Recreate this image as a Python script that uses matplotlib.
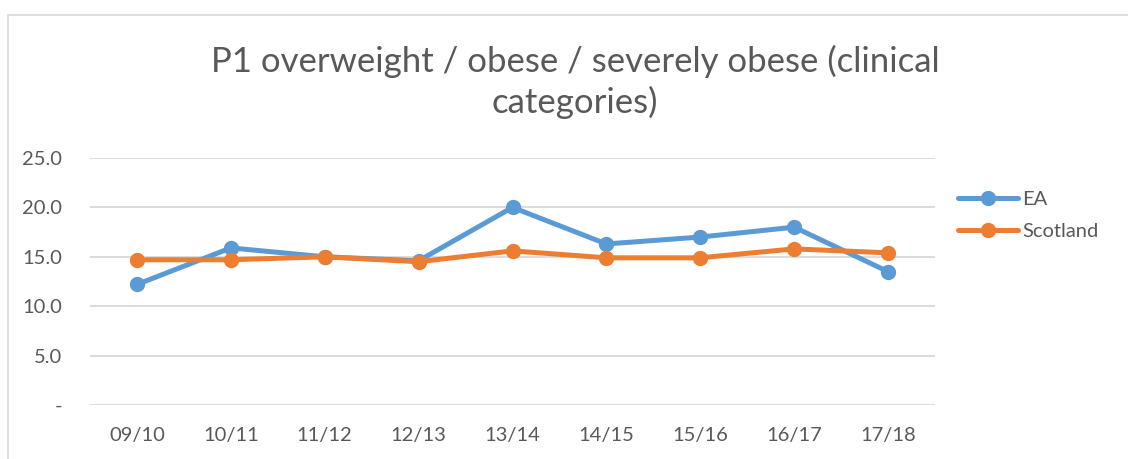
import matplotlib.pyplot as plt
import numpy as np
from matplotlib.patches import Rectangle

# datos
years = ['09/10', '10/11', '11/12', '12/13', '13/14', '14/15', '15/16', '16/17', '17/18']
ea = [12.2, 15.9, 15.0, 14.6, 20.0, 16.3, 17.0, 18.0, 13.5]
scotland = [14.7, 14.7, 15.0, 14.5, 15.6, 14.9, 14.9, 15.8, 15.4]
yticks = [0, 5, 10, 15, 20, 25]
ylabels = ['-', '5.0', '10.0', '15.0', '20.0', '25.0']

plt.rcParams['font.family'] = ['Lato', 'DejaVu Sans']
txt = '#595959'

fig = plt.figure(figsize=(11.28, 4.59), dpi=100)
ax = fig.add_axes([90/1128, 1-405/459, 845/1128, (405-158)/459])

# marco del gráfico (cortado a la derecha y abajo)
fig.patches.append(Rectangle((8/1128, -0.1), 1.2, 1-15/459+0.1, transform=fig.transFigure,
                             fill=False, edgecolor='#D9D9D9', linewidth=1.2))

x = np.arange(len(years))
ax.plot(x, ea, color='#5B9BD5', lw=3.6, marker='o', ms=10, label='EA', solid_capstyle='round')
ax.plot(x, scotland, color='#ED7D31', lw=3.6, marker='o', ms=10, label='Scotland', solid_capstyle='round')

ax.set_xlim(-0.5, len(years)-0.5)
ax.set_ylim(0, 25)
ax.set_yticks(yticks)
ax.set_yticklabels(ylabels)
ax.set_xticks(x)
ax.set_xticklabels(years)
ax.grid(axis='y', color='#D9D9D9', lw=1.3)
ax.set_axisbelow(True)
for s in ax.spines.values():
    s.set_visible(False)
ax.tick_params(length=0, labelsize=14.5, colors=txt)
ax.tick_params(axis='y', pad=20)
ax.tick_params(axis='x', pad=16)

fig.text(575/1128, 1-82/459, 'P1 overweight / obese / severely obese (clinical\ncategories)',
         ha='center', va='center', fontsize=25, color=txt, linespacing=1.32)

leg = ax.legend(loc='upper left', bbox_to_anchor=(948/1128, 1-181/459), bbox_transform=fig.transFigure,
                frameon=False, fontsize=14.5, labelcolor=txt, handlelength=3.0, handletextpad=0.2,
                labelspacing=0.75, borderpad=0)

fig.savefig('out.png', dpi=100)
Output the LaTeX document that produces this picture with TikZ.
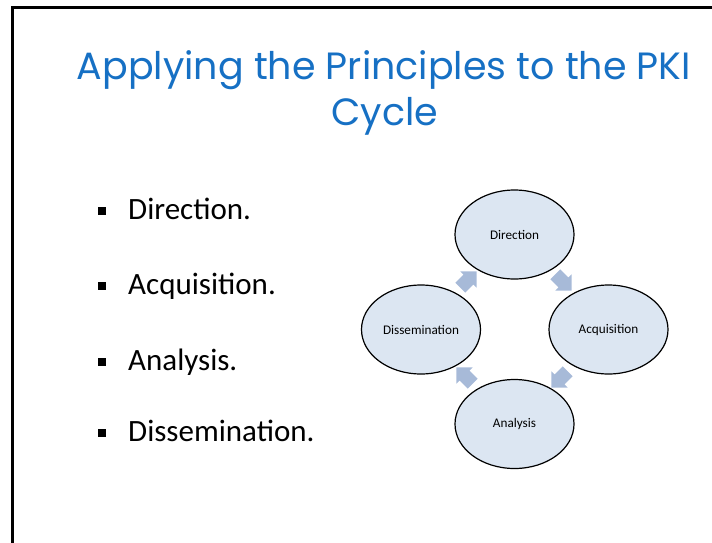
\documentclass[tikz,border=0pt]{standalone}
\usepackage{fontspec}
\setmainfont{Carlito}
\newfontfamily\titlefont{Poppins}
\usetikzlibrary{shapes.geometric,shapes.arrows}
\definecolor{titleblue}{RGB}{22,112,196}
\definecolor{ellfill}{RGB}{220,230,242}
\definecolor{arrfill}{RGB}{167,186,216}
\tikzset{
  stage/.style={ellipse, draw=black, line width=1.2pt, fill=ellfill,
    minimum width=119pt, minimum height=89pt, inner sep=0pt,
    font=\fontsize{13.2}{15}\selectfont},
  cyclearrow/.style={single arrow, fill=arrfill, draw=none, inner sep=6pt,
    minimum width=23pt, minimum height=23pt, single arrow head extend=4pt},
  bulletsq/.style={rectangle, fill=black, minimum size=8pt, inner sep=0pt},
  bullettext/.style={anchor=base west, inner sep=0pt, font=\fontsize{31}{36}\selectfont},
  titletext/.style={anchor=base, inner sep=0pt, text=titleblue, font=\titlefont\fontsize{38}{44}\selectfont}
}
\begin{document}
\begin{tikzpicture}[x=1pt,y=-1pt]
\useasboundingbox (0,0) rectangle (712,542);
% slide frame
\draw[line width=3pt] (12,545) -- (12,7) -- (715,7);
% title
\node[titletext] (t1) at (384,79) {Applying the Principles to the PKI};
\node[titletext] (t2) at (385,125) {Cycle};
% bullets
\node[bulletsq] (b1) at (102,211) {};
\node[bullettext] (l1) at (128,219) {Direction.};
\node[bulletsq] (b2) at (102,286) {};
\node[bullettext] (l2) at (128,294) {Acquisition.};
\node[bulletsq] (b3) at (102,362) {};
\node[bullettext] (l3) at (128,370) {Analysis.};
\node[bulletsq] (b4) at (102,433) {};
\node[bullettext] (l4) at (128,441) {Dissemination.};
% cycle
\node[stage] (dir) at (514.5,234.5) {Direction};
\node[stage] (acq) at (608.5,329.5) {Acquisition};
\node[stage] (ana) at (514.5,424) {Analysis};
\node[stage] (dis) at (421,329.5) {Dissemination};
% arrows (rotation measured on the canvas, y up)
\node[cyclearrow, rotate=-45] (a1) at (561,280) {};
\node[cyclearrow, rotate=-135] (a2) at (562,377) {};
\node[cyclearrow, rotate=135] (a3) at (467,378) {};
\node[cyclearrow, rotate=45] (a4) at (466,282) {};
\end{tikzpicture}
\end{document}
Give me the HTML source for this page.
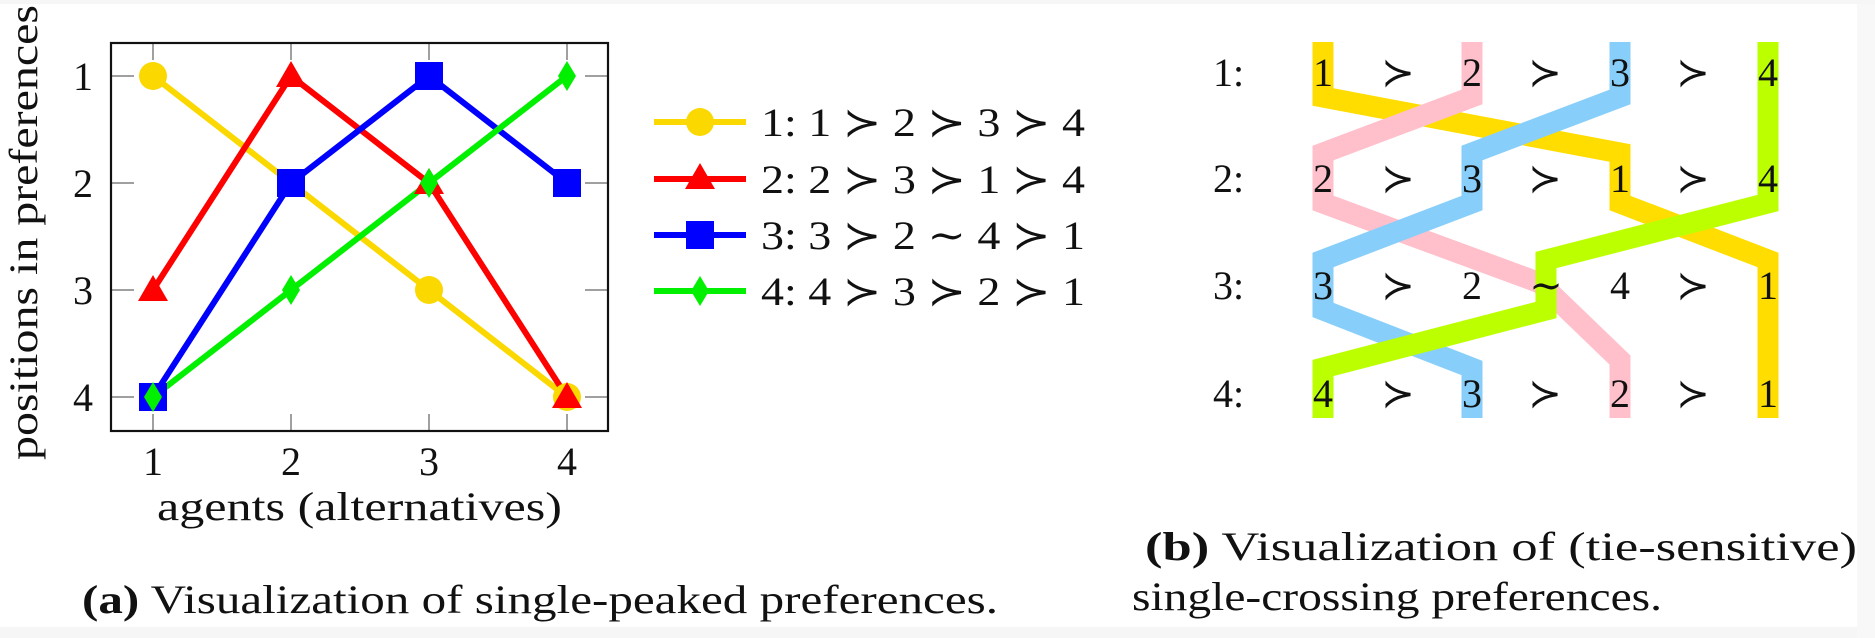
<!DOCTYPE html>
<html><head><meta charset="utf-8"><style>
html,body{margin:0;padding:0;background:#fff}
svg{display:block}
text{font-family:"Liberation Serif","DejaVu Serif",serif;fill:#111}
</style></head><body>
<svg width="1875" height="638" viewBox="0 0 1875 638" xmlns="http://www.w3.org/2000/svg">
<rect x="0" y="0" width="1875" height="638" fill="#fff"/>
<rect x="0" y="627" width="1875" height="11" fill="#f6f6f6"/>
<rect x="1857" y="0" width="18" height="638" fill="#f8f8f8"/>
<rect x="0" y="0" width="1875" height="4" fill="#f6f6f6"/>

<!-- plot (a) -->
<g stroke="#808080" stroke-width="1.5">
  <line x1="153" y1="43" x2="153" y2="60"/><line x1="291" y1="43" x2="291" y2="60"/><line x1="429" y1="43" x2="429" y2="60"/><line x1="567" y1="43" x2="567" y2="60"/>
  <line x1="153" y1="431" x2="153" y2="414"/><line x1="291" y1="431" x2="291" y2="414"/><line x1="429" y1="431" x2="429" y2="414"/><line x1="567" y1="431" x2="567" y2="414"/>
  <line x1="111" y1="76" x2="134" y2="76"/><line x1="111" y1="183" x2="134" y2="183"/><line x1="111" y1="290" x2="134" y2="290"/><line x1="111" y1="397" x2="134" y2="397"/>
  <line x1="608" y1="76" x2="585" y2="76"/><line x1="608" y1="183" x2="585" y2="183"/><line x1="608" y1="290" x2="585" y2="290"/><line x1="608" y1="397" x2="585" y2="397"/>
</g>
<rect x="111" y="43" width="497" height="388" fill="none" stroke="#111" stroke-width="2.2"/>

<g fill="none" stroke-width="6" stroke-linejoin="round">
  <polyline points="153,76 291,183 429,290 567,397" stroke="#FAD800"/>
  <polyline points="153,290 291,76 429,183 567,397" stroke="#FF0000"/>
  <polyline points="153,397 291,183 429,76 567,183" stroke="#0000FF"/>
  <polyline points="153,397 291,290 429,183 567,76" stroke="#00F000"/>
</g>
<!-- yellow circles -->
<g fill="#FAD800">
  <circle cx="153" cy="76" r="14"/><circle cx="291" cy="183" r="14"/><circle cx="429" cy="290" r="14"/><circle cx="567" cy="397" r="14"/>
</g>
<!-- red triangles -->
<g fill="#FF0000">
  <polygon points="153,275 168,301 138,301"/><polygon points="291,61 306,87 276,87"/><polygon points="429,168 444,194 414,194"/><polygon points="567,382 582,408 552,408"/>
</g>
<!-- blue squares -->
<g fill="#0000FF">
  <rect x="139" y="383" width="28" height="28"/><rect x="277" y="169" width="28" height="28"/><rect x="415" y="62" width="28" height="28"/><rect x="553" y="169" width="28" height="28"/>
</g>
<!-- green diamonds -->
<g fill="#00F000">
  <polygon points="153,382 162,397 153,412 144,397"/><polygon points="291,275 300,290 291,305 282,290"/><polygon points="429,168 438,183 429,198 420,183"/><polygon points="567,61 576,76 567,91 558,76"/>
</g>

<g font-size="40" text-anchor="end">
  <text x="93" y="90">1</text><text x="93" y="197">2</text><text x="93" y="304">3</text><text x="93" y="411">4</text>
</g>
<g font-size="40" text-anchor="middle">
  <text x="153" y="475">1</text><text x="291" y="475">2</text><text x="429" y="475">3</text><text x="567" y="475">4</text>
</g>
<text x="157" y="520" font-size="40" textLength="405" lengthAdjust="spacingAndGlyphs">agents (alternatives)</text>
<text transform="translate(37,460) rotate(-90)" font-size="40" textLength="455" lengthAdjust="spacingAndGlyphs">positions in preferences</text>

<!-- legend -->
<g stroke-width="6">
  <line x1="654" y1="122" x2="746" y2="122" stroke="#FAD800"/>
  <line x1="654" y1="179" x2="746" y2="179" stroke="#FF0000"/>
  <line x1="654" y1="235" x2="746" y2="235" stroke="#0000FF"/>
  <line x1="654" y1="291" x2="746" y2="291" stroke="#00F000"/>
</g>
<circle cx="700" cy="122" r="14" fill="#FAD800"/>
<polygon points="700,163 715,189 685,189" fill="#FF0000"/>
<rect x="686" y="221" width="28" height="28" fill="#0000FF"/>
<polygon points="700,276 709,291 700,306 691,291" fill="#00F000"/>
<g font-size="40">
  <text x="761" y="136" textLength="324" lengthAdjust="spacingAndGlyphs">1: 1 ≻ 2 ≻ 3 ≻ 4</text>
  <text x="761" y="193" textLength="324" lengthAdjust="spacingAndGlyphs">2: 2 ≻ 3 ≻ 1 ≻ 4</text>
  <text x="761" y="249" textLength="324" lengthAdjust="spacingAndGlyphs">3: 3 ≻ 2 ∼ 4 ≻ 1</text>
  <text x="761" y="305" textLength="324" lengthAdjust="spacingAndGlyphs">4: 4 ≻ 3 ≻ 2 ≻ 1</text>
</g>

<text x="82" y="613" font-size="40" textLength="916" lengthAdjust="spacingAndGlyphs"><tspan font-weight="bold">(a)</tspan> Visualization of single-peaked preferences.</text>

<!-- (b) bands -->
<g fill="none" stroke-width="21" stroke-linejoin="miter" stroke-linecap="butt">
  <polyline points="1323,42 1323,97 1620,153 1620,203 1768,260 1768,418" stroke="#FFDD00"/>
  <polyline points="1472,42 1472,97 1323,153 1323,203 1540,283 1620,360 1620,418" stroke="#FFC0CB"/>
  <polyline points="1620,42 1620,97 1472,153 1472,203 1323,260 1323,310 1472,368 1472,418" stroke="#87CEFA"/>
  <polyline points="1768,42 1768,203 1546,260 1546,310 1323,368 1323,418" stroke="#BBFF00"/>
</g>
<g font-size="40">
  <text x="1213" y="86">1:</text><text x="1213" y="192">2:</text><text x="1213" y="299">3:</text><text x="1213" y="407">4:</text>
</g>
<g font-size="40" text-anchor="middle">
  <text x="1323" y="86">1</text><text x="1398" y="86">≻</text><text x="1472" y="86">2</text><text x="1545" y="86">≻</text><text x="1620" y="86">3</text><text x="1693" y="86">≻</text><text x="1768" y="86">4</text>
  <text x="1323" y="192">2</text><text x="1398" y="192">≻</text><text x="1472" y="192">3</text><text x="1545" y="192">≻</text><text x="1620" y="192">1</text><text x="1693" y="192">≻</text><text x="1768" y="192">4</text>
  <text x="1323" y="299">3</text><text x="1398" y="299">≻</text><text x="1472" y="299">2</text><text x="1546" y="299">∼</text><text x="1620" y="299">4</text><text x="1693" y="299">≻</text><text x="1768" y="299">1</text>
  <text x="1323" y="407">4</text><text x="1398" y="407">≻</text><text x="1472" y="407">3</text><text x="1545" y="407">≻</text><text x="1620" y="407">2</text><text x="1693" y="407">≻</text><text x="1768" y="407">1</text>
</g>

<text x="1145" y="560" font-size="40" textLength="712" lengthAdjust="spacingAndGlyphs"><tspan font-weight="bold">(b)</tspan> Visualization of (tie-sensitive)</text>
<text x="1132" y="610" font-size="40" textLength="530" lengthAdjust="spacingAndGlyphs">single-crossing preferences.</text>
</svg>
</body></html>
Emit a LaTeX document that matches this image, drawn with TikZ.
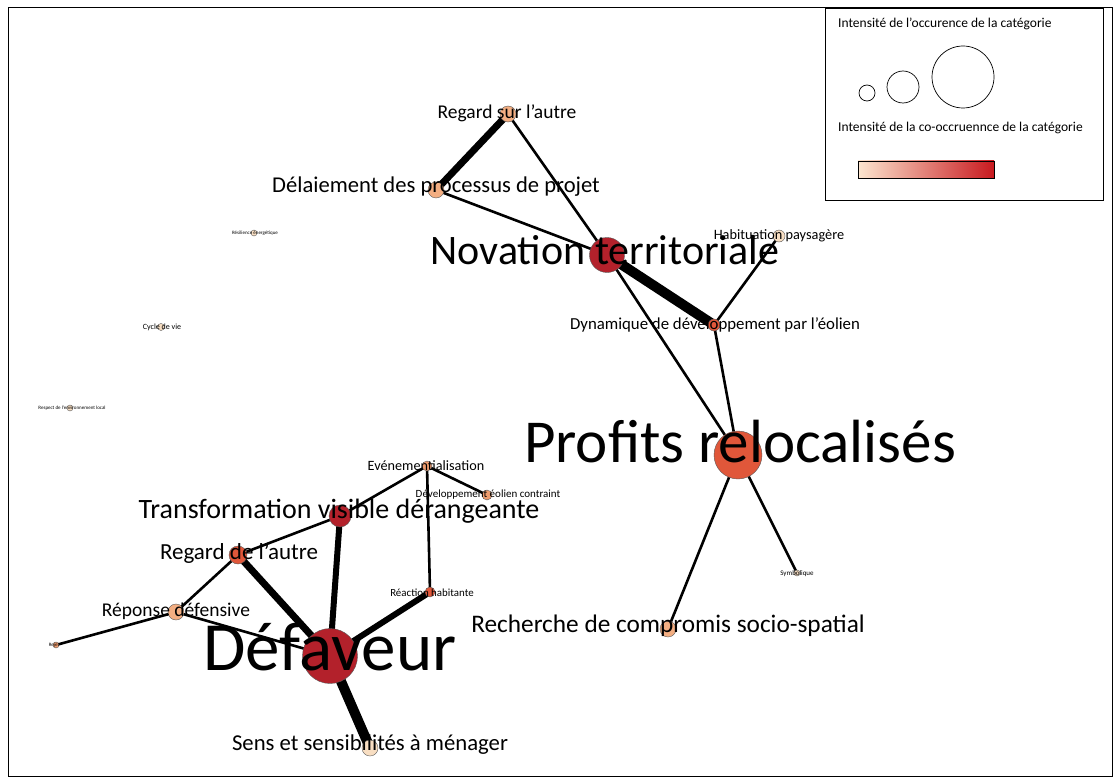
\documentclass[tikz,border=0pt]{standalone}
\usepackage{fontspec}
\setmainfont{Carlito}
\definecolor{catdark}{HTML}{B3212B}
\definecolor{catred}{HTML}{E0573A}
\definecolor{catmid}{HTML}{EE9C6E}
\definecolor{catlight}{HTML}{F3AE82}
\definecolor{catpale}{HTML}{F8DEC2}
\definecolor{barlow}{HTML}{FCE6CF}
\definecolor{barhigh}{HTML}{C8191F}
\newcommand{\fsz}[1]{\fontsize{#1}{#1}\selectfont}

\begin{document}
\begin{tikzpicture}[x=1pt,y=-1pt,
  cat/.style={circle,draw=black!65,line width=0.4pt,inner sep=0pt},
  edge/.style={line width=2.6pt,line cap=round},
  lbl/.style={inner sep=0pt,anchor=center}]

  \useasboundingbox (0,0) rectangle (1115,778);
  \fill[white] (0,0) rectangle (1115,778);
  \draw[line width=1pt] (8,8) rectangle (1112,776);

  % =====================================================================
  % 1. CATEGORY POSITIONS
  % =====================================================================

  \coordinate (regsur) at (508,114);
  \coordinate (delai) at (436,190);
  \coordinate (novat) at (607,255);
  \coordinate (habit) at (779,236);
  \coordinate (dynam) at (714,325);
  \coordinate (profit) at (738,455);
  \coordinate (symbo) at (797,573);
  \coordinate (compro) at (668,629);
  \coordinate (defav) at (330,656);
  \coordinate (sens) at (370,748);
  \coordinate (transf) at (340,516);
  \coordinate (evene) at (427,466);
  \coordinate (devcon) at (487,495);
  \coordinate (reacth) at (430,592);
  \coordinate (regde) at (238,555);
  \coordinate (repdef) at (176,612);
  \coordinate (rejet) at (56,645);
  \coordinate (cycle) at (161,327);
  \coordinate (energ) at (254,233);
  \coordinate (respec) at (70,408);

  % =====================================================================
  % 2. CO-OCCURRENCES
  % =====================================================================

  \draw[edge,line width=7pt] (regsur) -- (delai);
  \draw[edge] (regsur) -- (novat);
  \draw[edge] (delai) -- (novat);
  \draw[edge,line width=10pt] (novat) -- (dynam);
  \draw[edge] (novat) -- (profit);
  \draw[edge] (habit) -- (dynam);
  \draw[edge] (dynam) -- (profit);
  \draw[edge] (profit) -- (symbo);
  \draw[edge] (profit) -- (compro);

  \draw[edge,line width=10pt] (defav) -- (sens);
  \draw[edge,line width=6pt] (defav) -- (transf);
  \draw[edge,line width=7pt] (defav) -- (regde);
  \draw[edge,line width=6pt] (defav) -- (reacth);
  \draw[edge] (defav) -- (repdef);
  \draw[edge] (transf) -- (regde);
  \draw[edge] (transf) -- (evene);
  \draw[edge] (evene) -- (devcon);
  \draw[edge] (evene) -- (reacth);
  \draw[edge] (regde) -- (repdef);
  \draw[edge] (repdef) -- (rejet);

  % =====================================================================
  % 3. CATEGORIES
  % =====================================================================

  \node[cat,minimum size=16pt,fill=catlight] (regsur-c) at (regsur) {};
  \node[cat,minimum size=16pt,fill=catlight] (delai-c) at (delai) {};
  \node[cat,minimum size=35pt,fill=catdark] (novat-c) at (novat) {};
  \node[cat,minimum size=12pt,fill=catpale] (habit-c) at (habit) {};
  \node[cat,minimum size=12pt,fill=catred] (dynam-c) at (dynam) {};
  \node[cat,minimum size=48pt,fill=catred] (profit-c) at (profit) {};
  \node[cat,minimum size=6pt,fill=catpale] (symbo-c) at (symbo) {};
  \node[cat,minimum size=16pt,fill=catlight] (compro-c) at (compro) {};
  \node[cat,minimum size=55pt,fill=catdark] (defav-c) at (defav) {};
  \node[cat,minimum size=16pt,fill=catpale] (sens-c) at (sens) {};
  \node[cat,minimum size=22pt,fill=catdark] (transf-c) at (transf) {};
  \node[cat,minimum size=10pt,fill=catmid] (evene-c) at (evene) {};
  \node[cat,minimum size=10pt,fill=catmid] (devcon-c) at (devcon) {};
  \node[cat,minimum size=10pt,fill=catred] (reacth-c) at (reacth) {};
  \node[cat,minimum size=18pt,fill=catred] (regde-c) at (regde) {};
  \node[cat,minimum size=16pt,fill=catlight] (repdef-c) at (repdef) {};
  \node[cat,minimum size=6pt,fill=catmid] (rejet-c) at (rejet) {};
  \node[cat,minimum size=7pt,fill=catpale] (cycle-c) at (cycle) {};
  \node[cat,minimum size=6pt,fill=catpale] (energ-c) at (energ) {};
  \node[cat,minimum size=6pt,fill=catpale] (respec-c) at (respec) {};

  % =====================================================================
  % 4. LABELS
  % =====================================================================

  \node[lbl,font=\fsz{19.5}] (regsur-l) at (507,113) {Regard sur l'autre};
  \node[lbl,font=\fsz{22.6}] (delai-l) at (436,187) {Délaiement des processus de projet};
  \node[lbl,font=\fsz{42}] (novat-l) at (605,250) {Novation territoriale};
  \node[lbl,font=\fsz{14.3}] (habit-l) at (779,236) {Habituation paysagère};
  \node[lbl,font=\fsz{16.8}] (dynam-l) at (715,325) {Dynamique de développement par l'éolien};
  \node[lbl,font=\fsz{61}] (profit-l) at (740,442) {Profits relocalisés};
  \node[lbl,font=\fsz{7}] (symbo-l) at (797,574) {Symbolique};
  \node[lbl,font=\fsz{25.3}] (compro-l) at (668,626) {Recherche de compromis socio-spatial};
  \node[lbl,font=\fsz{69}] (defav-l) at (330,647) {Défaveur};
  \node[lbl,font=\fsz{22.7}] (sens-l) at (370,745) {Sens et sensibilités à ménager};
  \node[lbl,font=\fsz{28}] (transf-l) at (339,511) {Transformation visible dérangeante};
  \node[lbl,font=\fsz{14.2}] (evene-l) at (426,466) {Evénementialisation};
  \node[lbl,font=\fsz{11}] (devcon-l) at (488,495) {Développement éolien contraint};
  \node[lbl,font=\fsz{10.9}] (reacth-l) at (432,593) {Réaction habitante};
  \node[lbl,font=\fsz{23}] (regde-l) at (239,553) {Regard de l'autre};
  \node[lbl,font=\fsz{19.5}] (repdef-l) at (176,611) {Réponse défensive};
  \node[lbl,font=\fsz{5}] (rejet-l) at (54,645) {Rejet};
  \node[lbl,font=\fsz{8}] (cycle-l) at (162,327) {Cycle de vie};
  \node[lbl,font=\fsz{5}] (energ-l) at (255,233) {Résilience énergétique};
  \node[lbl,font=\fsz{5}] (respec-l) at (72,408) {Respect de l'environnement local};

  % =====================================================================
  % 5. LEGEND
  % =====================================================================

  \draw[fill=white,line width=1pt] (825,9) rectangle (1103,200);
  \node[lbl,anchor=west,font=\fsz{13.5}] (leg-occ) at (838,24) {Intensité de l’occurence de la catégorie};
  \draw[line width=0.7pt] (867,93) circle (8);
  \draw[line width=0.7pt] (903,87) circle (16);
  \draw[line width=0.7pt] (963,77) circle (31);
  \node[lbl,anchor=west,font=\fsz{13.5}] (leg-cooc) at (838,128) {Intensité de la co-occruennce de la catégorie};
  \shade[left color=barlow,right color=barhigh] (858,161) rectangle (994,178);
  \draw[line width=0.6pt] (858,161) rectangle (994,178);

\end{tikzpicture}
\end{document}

**EXERCISE DIRECTIONS:** Lines holding the word "this" should be counted across the entries; state only how many there are.

**TASK SOLUTION:** 4